Sure enough, we all noticed when the fog machines began to bellow and cigarette smoke began wafting up in front of the radio. Then the hand reached up, turned the dial and grabbed the glass of booze that sat in front of the radio. Denise began to tear up as the radio played an old song from WW2, We'll Meet Again, by Vera Lynn. Then the hand moved in again and we rocked to Elvis singing Hound Dog. When that ended an old ABBA tune began and people in the audience around me started yelling "Oh God, change the fucking channel", and sure enough, the hand came up and changed the channel to another station. I recognised the tune, another war time ballad, but can't remember the name of the guy who sang it.



Then, as the lights dimmed, Waters and his band walked out from behind the stage and the crowd erupted in cheers. The show began, and it would be at least an hour and a half before they took a break and Waters talked to the audience. They played lots of old Pink Floyd hits, mixing in tunes from albums like Ummagumma, Animals, Wish You Were Here, The Wall, and The Final Cut.



The visual effects were astounding, including this effect, which appeared at the climax of "Set The Controls For The Heart of the Sun". The screen behind the band burned horizontally like a fuse down to the floor. I think it was the most astounding thing I've ever seen in a concert.



The screen behind the band played a constant mix of images, like the clocks ticking as Waters played that sound on his bass guitar during the performance of "Time".



The concert was visually stunning. A feast for the eyes as well as the ears. The band Waters put together played the old Floyd tunes expertly and left me exhausted and overjoyed. Like so many joyful experiences, this concert seemed to go bay way too fast. Dark Side of the Moon went by particularly fast, as we all sang the lyrics along with the performers and stood in wonder at the visual stimulation zooming past our eyes. When this satellite gizmo dropped down and began to beam laser light into the crowd, eventually taking the shape of the prism from the old album cover, the crowd went nuts.

Waters and his band definitely put on a wonderful show. There's no question about it. It was one of the best concert experiences I've ever had, hands down. Thing is, if you'd told me back in the mid '80s, when Pink Floyd split up, that I'd be payin' this much to see Roger Waters and enjoyin' it all so much I would have laughed at ya.

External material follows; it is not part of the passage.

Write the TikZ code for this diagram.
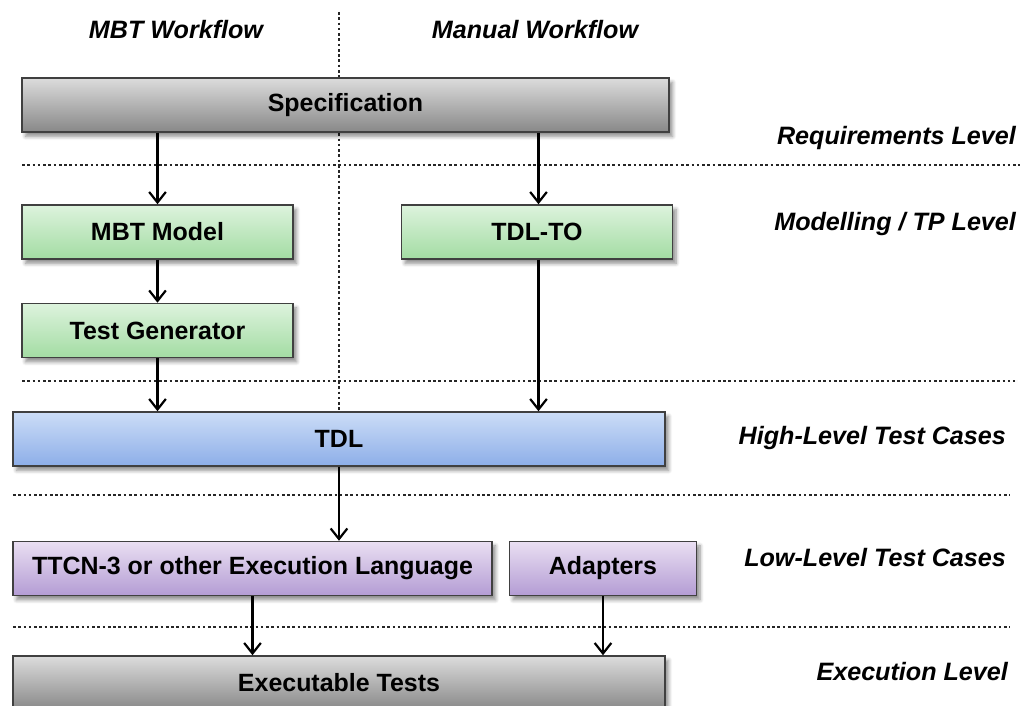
\documentclass[tikz,border=0pt]{standalone}
\usepackage{fontspec}
\setmainfont{Liberation Sans}
\usepackage{tikz}
\usepackage{xcolor}
\usetikzlibrary{positioning, arrows.meta, shadows.blur, backgrounds, calc}

\definecolor{specTop}{HTML}{DCDCDC}
\definecolor{specBot}{HTML}{888888}
\definecolor{greenTop}{HTML}{DDF3DD}
\definecolor{greenBot}{HTML}{A3DCA3}
\definecolor{blueTop}{HTML}{CCDDF7}
\definecolor{blueBot}{HTML}{8DAEE8}
\definecolor{purpTop}{HTML}{E9DFF2}
\definecolor{purpBot}{HTML}{B49CD4}

\begin{document}
\begin{tikzpicture}[
        >={Straight Barb[length=6pt, width=9.5pt]},
        % Styles
        basebox/.style={rectangle, draw=black!75, line width=0.85pt, minimum height=1.08cm,
                align=center, font=\fontsize{14.2}{17}\selectfont\bfseries,
                blur shadow={shadow xshift=2pt, shadow yshift=-2.5pt, shadow blur steps=6, shadow opacity=45}},
        specbox/.style={basebox, top color=specTop, bottom color=specBot},
        modelbox/.style={basebox, top color=greenTop, bottom color=greenBot, minimum width=5.42cm},
        tdlbox/.style={basebox, top color=blueTop, bottom color=blueBot},
        execbox/.style={basebox, top color=purpTop, bottom color=purpBot},
        arrow/.style={->, line width=1.25pt, black},
        sepline/.style={line width=1.6pt, black!85, dash pattern=on 1.5pt off 1.5pt},
        levellab/.style={anchor=east, inner sep=1pt, font=\fontsize{14.3}{17}\selectfont\bfseries\itshape},
        flowlab/.style={font=\fontsize{14.3}{17}\selectfont\bfseries\itshape}, ]

        \useasboundingbox (0,0) rectangle (20.4,-14.12);

        % === SEPARATORS ===
        \draw[sepline] (6.78,-0.24) -- (6.78,-8.2);
        \draw[sepline] (0.44,-3.30) -- (20.4,-3.30);
        \draw[sepline] (0.44,-7.62) -- (20.3,-7.62);
        \draw[sepline] (0.26,-9.90) -- (20.2,-9.90);
        \draw[sepline] (0.26,-12.54) -- (20.2,-12.54);

        % === HEADINGS ===
        \node[flowlab] (mbtflow) at (3.52,-0.6) {MBT Workflow};
        \node[flowlab] (manflow) at (10.7,-0.6) {Manual Workflow};

        % === LEVELS ===
        \node[levellab] (reqlev) at (20.36,-2.76) {Requirements Level};
        \node[levellab] (modlev) at (20.36,-4.48) {Modelling / TP Level};
        \node[levellab] (hilev) at (20.16,-8.76) {High-Level Test Cases};
        \node[levellab] (lolev) at (20.16,-11.16) {Low-Level Test Cases};
        \node[levellab] (exlev) at (20.2,-13.44) {Execution Level};

        % === BOXES ===
        \node[specbox, minimum width=12.94cm] (spec) at (6.91,-2.10) {Specification};
        \node[modelbox] (mbt) at (3.15,-4.64) {MBT Model};
        \node[modelbox, right=2.14cm of mbt] (tdlto) {TDL-TO};
        \node[modelbox, below=0.86cm of mbt] (testgen) {Test Generator};
        \node[tdlbox, minimum width=13.04cm] (tdl) at (6.78,-8.78) {TDL};
        \node[execbox, minimum width=9.58cm] (ttcn) at (5.05,-11.37) {TTCN-3 or other Execution Language};
        \node[execbox, minimum width=3.74cm, right=0.32cm of ttcn] (adapt) {Adapters};
        \node[specbox, minimum width=13.04cm] (exec) at (6.78,-13.66) {Executable Tests};

        % Connections
        \draw[arrow] (mbt.north |- spec.south) -- (mbt.north);
        \draw[arrow] ([xshift=0.03cm]tdlto.north |- spec.south) -- ([xshift=0.03cm]tdlto.north);
        \draw[arrow] (mbt) -- (testgen);
        \draw[arrow] (testgen.south) -- (testgen.south |- tdl.north);
        \draw[arrow] ([xshift=0.03cm]tdlto.south) -- ([xshift=0.03cm]tdlto.south |- tdl.north);
        \draw[arrow] (tdl.south) -- (tdl.south |- ttcn.north);
        \draw[arrow] (ttcn.south) -- (ttcn.south |- exec.north);
        \draw[arrow] (adapt.south) -- (adapt.south |- exec.north);

    \end{tikzpicture}
\end{document}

When he decided to quit the band after about 20 years and that the other guys couldn't use the name since he was no longer gonna be in the band, I lost a lot of respect for him. It was as if one kid decided the other kids couldn't play ball any more because he felt he owned the ball. Of course, I didn't want the band to split, loving the music, so I naturally supported the other guys in the feud. I'll never forget, standin' in line at the mall to get Pink Floyd tickets, talkin' to some other guy about how Waters new music sucked and Gilmore was our man. It seemed clear then who the real key figures in Pink Floyd were.

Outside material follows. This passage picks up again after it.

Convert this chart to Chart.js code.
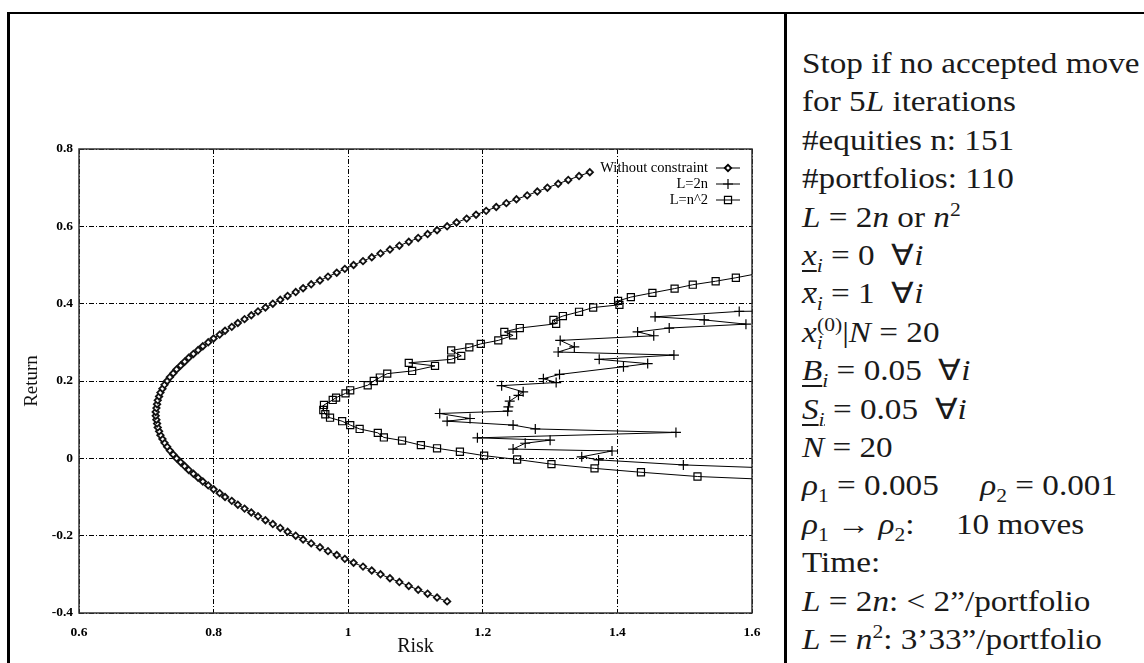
<!DOCTYPE html>
<html>
<head>
<meta charset="utf-8">
<script src="https://cdn.jsdelivr.net/npm/chart.js"></script>
<style>
  html, body { margin: 0; padding: 0; background: #fff; }
  body { width: 1144px; height: 663px; position: relative; overflow: hidden; }
  #wrap { position: absolute; left: 0; top: 0; width: 784px; height: 663px; }
  .rule { position: absolute; background: #000; }
  #notes {
    position: absolute; left: 802px; top: 44px;
    font-family: "Liberation Serif", serif; font-size: 29px; line-height: 38.4px;
    color: #1a1a1a; white-space: nowrap;
    transform: scaleX(1.145); transform-origin: 0 0;
  }
  #notes sub, #notes sup { font-size: 65%; line-height: 0; }
  .ul { text-decoration: underline; text-underline-offset: 5px; text-decoration-thickness: 1.5px; }
  .ov { position: relative; }
  .ov::before { content: ''; position: absolute; left: 2px; right: 0; top: 0.36em; height: 1.5px; background: #1a1a1a; }
</style>
</head>
<body>
<div id="wrap"><canvas id="grafico" width="784" height="663"></canvas></div>
<div class="rule" style="left:7px; top:12px; width:1137px; height:2px;"></div>
<div class="rule" style="left:7px; top:12px; width:3px; height:651px;"></div>
<div class="rule" style="left:784px; top:12px; width:2.5px; height:651px;"></div>
<div id="notes">
  <div>Stop if no accepted move</div>
  <div>for 5<i>L</i> iterations</div>
  <div>#equities n: 151</div>
  <div>#portfolios: 110</div>
  <div><i>L</i> = 2<i>n</i> or <i>n</i><sup>2</sup></div>
  <div><span class="ul"><i>x</i><sub><i>i</i></sub></span> = 0 &nbsp;∀<i>i</i></div>
  <div><span class="ov"><i>x</i></span><sub><i>i</i></sub> = 1 &nbsp;∀<i>i</i></div>
  <div><i>x</i><sub><i>i</i></sub><sup style="margin-left:-5px">(0)</sup>|<i>N</i> = 20</div>
  <div><span class="ul"><i>B</i><sub><i>i</i></sub></span> = 0.05 &nbsp;∀<i>i</i></div>
  <div><span class="ul"><i>S</i><sub><i>i</i></sub></span> = 0.05 &nbsp;∀<i>i</i></div>
  <div><i>N</i> = 20</div>
  <div><i>ρ</i><sub>1</sub> = 0.005 &nbsp;&nbsp;&nbsp; <i>ρ</i><sub>2</sub> = 0.001</div>
  <div><i>ρ</i><sub>1</sub> → <i>ρ</i><sub>2</sub>: &nbsp;&nbsp;&nbsp; 10 moves</div>
  <div>Time:</div>
  <div><i>L</i> = 2<i>n</i>: &lt; 2”/portfolio</div>
  <div><i>L</i> = <i>n</i><sup>2</sup>: 3’33”/portfolio</div>
</div>
<script>
const seriesLabels = ['Without constraint', 'L=2n', 'L=n^2'];
const xTickLabels = ['0.6', '0.8', '1', '1.2', '1.4', '1.6'];
const yTickLabels = ['-0.4', '-0.2', '0', '0.2', '0.4', '0.6', '0.8'];

// sem restricao: fronteira eficiente
const returnFree = [
  -0.37, -0.36, -0.35, -0.34, -0.33, -0.32, -0.31, -0.30, -0.29, -0.28,
  -0.27, -0.26, -0.25, -0.24, -0.23, -0.22, -0.21, -0.20, -0.19, -0.18,
  -0.17, -0.16, -0.15, -0.14, -0.13, -0.12, -0.11, -0.10, -0.09, -0.08,
  -0.07, -0.06, -0.05, -0.04, -0.03, -0.02, -0.01,
  0.00, 0.01, 0.02, 0.03, 0.04, 0.05, 0.06, 0.07, 0.08, 0.09,
  0.10, 0.11, 0.12, 0.13, 0.14, 0.15, 0.16, 0.17, 0.18, 0.19,
  0.20, 0.21, 0.22, 0.23, 0.24, 0.25, 0.26, 0.27, 0.28, 0.29,
  0.30, 0.31, 0.32, 0.33, 0.34, 0.35, 0.36, 0.37, 0.38, 0.39,
  0.40, 0.41, 0.42, 0.43, 0.44, 0.45, 0.46, 0.47, 0.48, 0.49,
  0.50, 0.51, 0.52, 0.53, 0.54, 0.55, 0.56, 0.57, 0.58, 0.59,
  0.60, 0.61, 0.62, 0.63, 0.64, 0.65, 0.66, 0.67, 0.68, 0.69,
  0.70, 0.71, 0.72, 0.73, 0.74
];
const riskFree = [
  1.147, 1.132, 1.118, 1.104, 1.090, 1.076, 1.062, 1.048, 1.035, 1.022,
  1.008, 0.995, 0.983, 0.970, 0.958, 0.945, 0.933, 0.922, 0.910, 0.899,
  0.888, 0.877, 0.866, 0.856, 0.846, 0.836, 0.827, 0.817, 0.809, 0.800,
  0.792, 0.784, 0.777, 0.770, 0.763, 0.757, 0.751,
  0.745, 0.740, 0.735, 0.731, 0.727, 0.724, 0.721, 0.719, 0.717, 0.716,
  0.715, 0.714, 0.714, 0.715, 0.716, 0.717, 0.719, 0.721, 0.724, 0.727,
  0.731, 0.735, 0.740, 0.745, 0.751, 0.757, 0.763, 0.770, 0.777, 0.784,
  0.792, 0.800, 0.809, 0.817, 0.827, 0.836, 0.846, 0.856, 0.866, 0.877,
  0.888, 0.899, 0.910, 0.922, 0.933, 0.945, 0.958, 0.970, 0.983, 0.995,
  1.008, 1.022, 1.035, 1.048, 1.062, 1.076, 1.090, 1.104, 1.118, 1.132,
  1.147, 1.161, 1.176, 1.190, 1.205, 1.220, 1.235, 1.250, 1.266, 1.281,
  1.296, 1.312, 1.327, 1.343, 1.359
];

// L = 2n
const risk2n = [
  1.66, 1.581, 1.456, 1.529, 1.591, 1.477, 1.430, 1.454, 1.315, 1.336,
  1.312, 1.484, 1.373, 1.445, 1.409, 1.314, 1.290, 1.309, 1.228, 1.260,
  1.253, 1.240, 1.238, 1.237, 1.136, 1.181, 1.147, 1.245, 1.278, 1.487,
  1.192, 1.300, 1.263, 1.245, 1.392, 1.347, 1.372, 1.498, 1.66
];
const return2n = [
  0.382, 0.380, 0.366, 0.358, 0.347, 0.337, 0.327, 0.317, 0.305, 0.288,
  0.275, 0.267, 0.256, 0.245, 0.237, 0.217, 0.206, 0.196, 0.188, 0.172,
  0.163, 0.148, 0.133, 0.122, 0.116, 0.103, 0.096, 0.086, 0.076, 0.067,
  0.053, 0.047, 0.039, 0.024, 0.019, 0.004, -0.004, -0.017, -0.027
];

// L = n^2
const riskN2 = [
  1.63, 1.576, 1.546, 1.512, 1.485, 1.452, 1.420, 1.401, 1.403, 1.364,
  1.343, 1.319, 1.305, 1.309, 1.255, 1.232, 1.245, 1.223, 1.197, 1.180,
  1.153, 1.168, 1.153, 1.090, 1.129, 1.095, 1.058, 1.047, 1.038, 1.029,
  1.003, 0.996, 0.982, 0.977, 0.964, 0.963, 0.966, 0.973, 0.991, 1.003,
  1.017, 1.044, 1.053, 1.080, 1.108, 1.132, 1.166, 1.202, 1.251, 1.302,
  1.366, 1.435, 1.519, 1.63
];
const returnN2 = [
  0.485, 0.467, 0.458, 0.449, 0.439, 0.428, 0.417, 0.407, 0.397, 0.390,
  0.379, 0.368, 0.358, 0.348, 0.337, 0.327, 0.318, 0.305, 0.296, 0.287,
  0.279, 0.265, 0.256, 0.247, 0.239, 0.226, 0.219, 0.209, 0.200, 0.189,
  0.176, 0.168, 0.157, 0.151, 0.138, 0.125, 0.114, 0.105, 0.096, 0.086,
  0.076, 0.066, 0.054, 0.046, 0.034, 0.026, 0.017, 0.007, -0.003, -0.015,
  -0.026, -0.036, -0.047, -0.055
];

function pares(xs, ys) {
  return xs.map((x, i) => ({ x, y: ys[i] }));
}

const serif = '"Liberation Serif", "Times New Roman", serif';
Chart.defaults.font.family = serif;
Chart.defaults.color = '#000';

// moldura do grafico + legenda no estilo gnuplot
const molduraPlugin = {
  id: 'moldura',
  beforeDatasetsDraw(chart) {
    const { ctx, chartArea: a } = chart;
    ctx.save();
    ctx.strokeStyle = '#333';
    ctx.lineWidth = 1.5;
    ctx.strokeRect(a.left, a.top, a.right - a.left, a.bottom - a.top);
    ctx.restore();
  },
  afterDraw(chart) {
    const { ctx, chartArea: a } = chart;
    ctx.save();
    ctx.font = '14.5px ' + serif;
    ctx.textAlign = 'right';
    ctx.textBaseline = 'middle';
    chart.data.datasets.forEach((ds, i) => {
      const y = a.top + 19 + i * 16;
      const xr = a.right - 44;
      ctx.fillStyle = '#000';
      ctx.fillText(ds.label, xr, y);
      ctx.strokeStyle = '#000';
      ctx.lineWidth = 1;
      ctx.beginPath();
      ctx.moveTo(xr + 8, y);
      ctx.lineTo(xr + 32, y);
      ctx.stroke();
      ctx.fillStyle = ds.pointBackgroundColor;
      ctx.lineWidth = ds.pointBorderWidth;
      Chart.helpers.drawPoint(ctx, {
        pointStyle: ds.pointStyle, radius: ds.pointRadius, rotation: 0, borderWidth: ds.pointBorderWidth
      }, xr + 20, y);
    });
    ctx.restore();
  }
};

const tickFont = { family: serif, size: 13.5, weight: 'bold' };

new Chart(document.getElementById('grafico'), {
  type: 'scatter',
  data: {
    datasets: [
      {
        label: seriesLabels[0],
        data: pares(riskFree, returnFree),
        showLine: true,
        borderColor: '#000',
        borderWidth: 1,
        pointStyle: 'rectRot',
        pointRadius: 3.2,
        pointBorderWidth: 1.8,
        pointBorderColor: '#111',
        pointBackgroundColor: '#fff'
      },
      {
        label: seriesLabels[1],
        data: pares(risk2n, return2n),
        showLine: true,
        borderColor: '#000',
        borderWidth: 1,
        pointStyle: 'cross',
        pointRadius: 5,
        pointBorderWidth: 1.2,
        pointBorderColor: '#000',
        pointBackgroundColor: 'rgba(0,0,0,0)'
      },
      {
        label: seriesLabels[2],
        data: pares(riskN2, returnN2),
        showLine: true,
        borderColor: '#000',
        borderWidth: 1,
        pointStyle: 'rect',
        pointRadius: 5,
        pointBorderWidth: 1.2,
        pointBorderColor: '#000',
        pointBackgroundColor: 'rgba(255,255,255,0)'
      }
    ]
  },
  options: {
    responsive: false,
    animation: false,
    layout: { padding: { top: 149, right: 32, bottom: 0, left: 0 } },
    plugins: {
      legend: { display: false },
      tooltip: { enabled: false }
    },
    scales: {
      x: {
        type: 'linear',
        min: 0.6,
        max: 1.6,
        afterFit: scale => { scale.height = 50; },
        ticks: {
          stepSize: 0.2,
          padding: 11,
          font: tickFont,
          color: '#000',
          maxRotation: 0,
          callback: (value, index) => xTickLabels[index]
        },
        grid: { color: '#000', lineWidth: 1, drawTicks: false },
        border: { display: false, dash: [5, 2, 1, 2] },
        title: { display: true, text: 'Risk', font: { family: serif, size: 20 }, color: '#111', padding: { top: 0, bottom: 4 } }
      },
      y: {
        type: 'linear',
        min: -0.4,
        max: 0.8,
        afterFit: scale => { scale.width = 79; },
        ticks: {
          stepSize: 0.2,
          padding: 6,
          font: tickFont,
          color: '#000',
          callback: (value, index) => yTickLabels[index]
        },
        grid: { color: '#000', lineWidth: 1, drawTicks: false },
        border: { display: false, dash: [5, 2, 1, 2] },
        title: { display: true, text: 'Return', font: { family: serif, size: 19 }, color: '#111', padding: { top: 21, bottom: 0 } }
      }
    }
  },
  plugins: [molduraPlugin]
});
</script>
</body>
</html>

The notion Waters put out at the time, that his exit from the band was like John Lennon and Paul McCartney leaving the Beatles, sounded like extreme arrogance on his part. Of course, in retrospect, I can see his point. He was definitely the boy genius behind this great music, particularly after Syd Barrett went nuts and was shunted aside, replaced by David Gilmore. But it occurs to me now that nether Lennon or McCartney ever produced music on their own on a par with the stuff they collaborated on with the Beatles. It's as if the parts were not equal to their sum. Maybe Pink Floyd is the same. Only my opinion. Remember, their like assholes. You know.

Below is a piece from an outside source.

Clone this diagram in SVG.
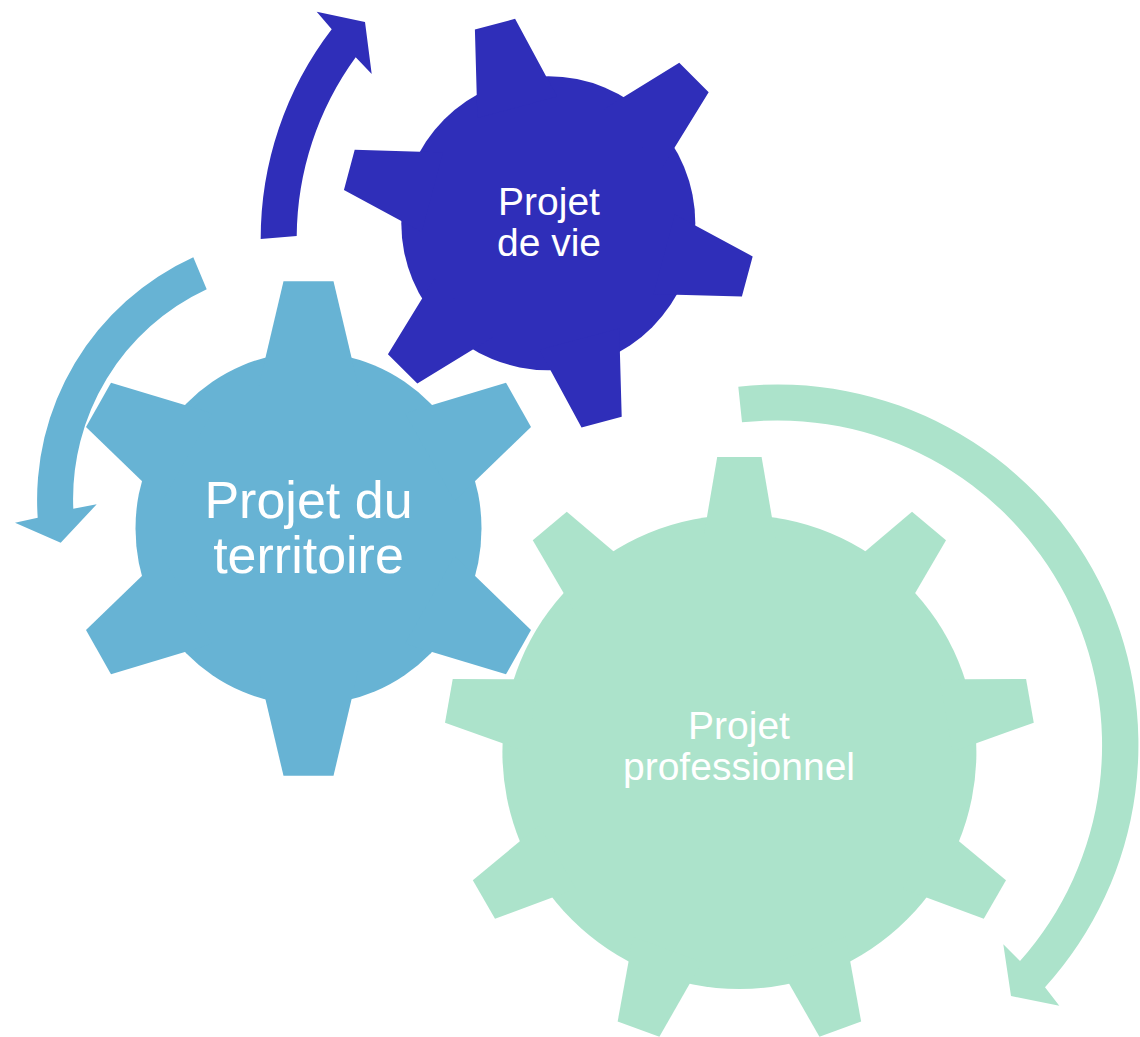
<svg xmlns="http://www.w3.org/2000/svg" width="1140" height="1037" viewBox="0 0 1140 1037">
  <style>
    .lbl { font-family: "Liberation Sans", Arial, sans-serif; fill: #ffffff; text-anchor: middle; }
    .c1 { fill: #2F2EB9; }
    .c2 { fill: #67B3D4; }
    .c3 { fill: #ACE3CB; }
  </style>
  <defs>
    <polygon id="tooth1" points="120,-41.3 142.55,-35.9 206,-20.8 206,20.8 142.55,35.9 120,41.3"/>
    <polygon id="tooth2" points="140,-49.6 167.6,-43 242.5,-25 242.5,25 167.6,43 140,49.6"/>
    <polygon id="tooth3" points="210,-36.7 234.76,-32.5 295,-22.2 295,22.2 234.76,32.5 210,36.7"/>
  </defs>

  <rect x="0" y="0" width="1140" height="1037" fill="#ffffff"/>

  <g id="connectors">
    <path id="arrow-vie" class="c1" d="M260.7,239 A344,344 0 0 1 331.7,29.3 L316.7,11.7 L365,22 L371.7,74 L355.7,57.3 A308,308 0 0 0 296.7,236 Z"/>
    <path id="arrow-territoire" class="c2" d="M193.3,257.3 A266.2,266.2 0 0 0 37.7,517.7 L15,522.7 L60.7,542.7 L96.7,504.3 L73.3,508.7 A231,231 0 0 1 206.7,289.3 Z"/>
    <path id="arrow-pro" class="c3" d="M738.3,386.7 A360.6,360.6 0 0 1 1045,987.3 L1059.3,1005.7 L1011,996 L1003.3,944.3 L1020,961 A324.8,324.8 0 0 0 742,422.3 Z"/>
  </g>

  <g id="gear-professionnel" class="c3">
    <g transform="translate(739.4,752)">
      <circle r="237"/>
      <use href="#tooth3" transform="rotate(-90)"/>
      <use href="#tooth3" transform="rotate(-50)"/>
      <use href="#tooth3" transform="rotate(-10)"/>
      <use href="#tooth3" transform="rotate(30)"/>
      <use href="#tooth3" transform="rotate(70)"/>
      <use href="#tooth3" transform="rotate(110)"/>
      <use href="#tooth3" transform="rotate(150)"/>
      <use href="#tooth3" transform="rotate(190)"/>
      <use href="#tooth3" transform="rotate(230)"/>
    </g>
    <text class="lbl" font-size="39" x="739" y="739">Projet</text>
    <text class="lbl" font-size="39" x="739" y="780">professionnel</text>
  </g>

  <g id="gear-territoire" class="c2">
    <g transform="translate(308.5,528.5) scale(1,1.02)">
      <circle r="173"/>
      <use href="#tooth2" transform="rotate(-90)"/>
      <use href="#tooth2" transform="rotate(-30)"/>
      <use href="#tooth2" transform="rotate(30)"/>
      <use href="#tooth2" transform="rotate(90)"/>
      <use href="#tooth2" transform="rotate(150)"/>
      <use href="#tooth2" transform="rotate(210)"/>
    </g>
    <text class="lbl" font-size="52" x="308.5" y="517.6">Projet du</text>
    <text class="lbl" font-size="52" x="308.5" y="573">territoire</text>
  </g>

  <g id="gear-vie" class="c1">
    <g transform="translate(548.3,223.2)">
      <circle r="147"/>
      <use href="#tooth1" transform="rotate(-105)"/>
      <use href="#tooth1" transform="rotate(-45)"/>
      <use href="#tooth1" transform="rotate(15)"/>
      <use href="#tooth1" transform="rotate(75)"/>
      <use href="#tooth1" transform="rotate(135)"/>
      <use href="#tooth1" transform="rotate(195)"/>
    </g>
    <text class="lbl" font-size="39" x="549" y="215">Projet</text>
    <text class="lbl" font-size="39" x="549" y="256">de vie</text>
  </g>
</svg>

When he and the Gilmore led version of Floyd both came out with their own albums at about the same time, right after the break-up, it seemed the new Floyd music was light years better than the stuff Waters produced. This concert kinda confirms that fact, with only about two non Floyd tunes in the set list. I still love Gilmore's work, and respect his talent. I love the idea of the old guys are still makin' the music mostly by themselves, without a lot of extra accompaniment. But seeing clips of the DVD of Waters' 2000 concert tour, In The Flesh, convinced me that I had to see his version of the music for myself. My buddy Mushy's report of seeing the concert in Atlanta in 2007 cinched it. I had to see it, no matter what.



In the end, I'm totally happy with what I experienced. It's obvious that Waters is a genius. Perhaps one of the best musicians, lyricists and composers of our time. His politics, evident from the music and the graffiti emblazoned pink porcine spectacle that was towed around the arena, are predictable and forgettable. Growing up the way I did, loving the music, one learns to separate the artists work from their adolescent liberal ramblings. It's like suspending disbelief when yer watching a great movie. It goes with the territory that folks like this, living as they inevitable do, in a privileged cocoon, will have certain predictable feelings, and you can't let them get in the way of enjoying a great guitar solo. It's just stupid to do that. Who cares what he thinks about Iraq? He's just a friggin' musician!

Anyway, it was a wonderful time. I hope he stays healthy and comes around again in a few years because I'd love to see him again. I'd even pay the big price again. It was well worth it. You get what you pay for, don't ya?

7 comments:

Jerry said...

FHB,
That was a lot of fun. We'll have to do it again some time soon.

Just got back home today. It's cold and rainy in Indiana.

~Fathairybastard~ said...

It was a blast man. Too bad you didn't have a ticket to the show. Email me when you're coming back and we'll do it again. Take care.

Myron said...

Glad you had a great time. Happy to hear you enjoyed the food. Whadjha have, huh, huh? Whadjha have? Sorry we couldn't join you.

~Fathairybastard~ said...

Myron - It wonderful. I did the thing where you could make your own enchiladas. I had one chicken fajita, one beef fajita and one shrimp. Wonderful. The only thing we didn't try was the queso dip. Next time. Thanks again man. Denise and I want to go down there again and check out the mall. We'll have to hook up with you then.

Mushy said...

Rock on my brother!

A great summary...although I know very well that you can't put the experience into words...you have to feel it to understand the draw!

Great shots - they look professional to me man! I love them and am glad that you got to sit so close. I hope I get another opportunity to and maybe sit that close.

I'll have another beer and crank up the tunes now!

pat houseworth said...

See the whiskers are coming back!

phlegmfatale said...

wow - what an incredible time you had! I'm glad you got to see RW on this tour. Happy for ya!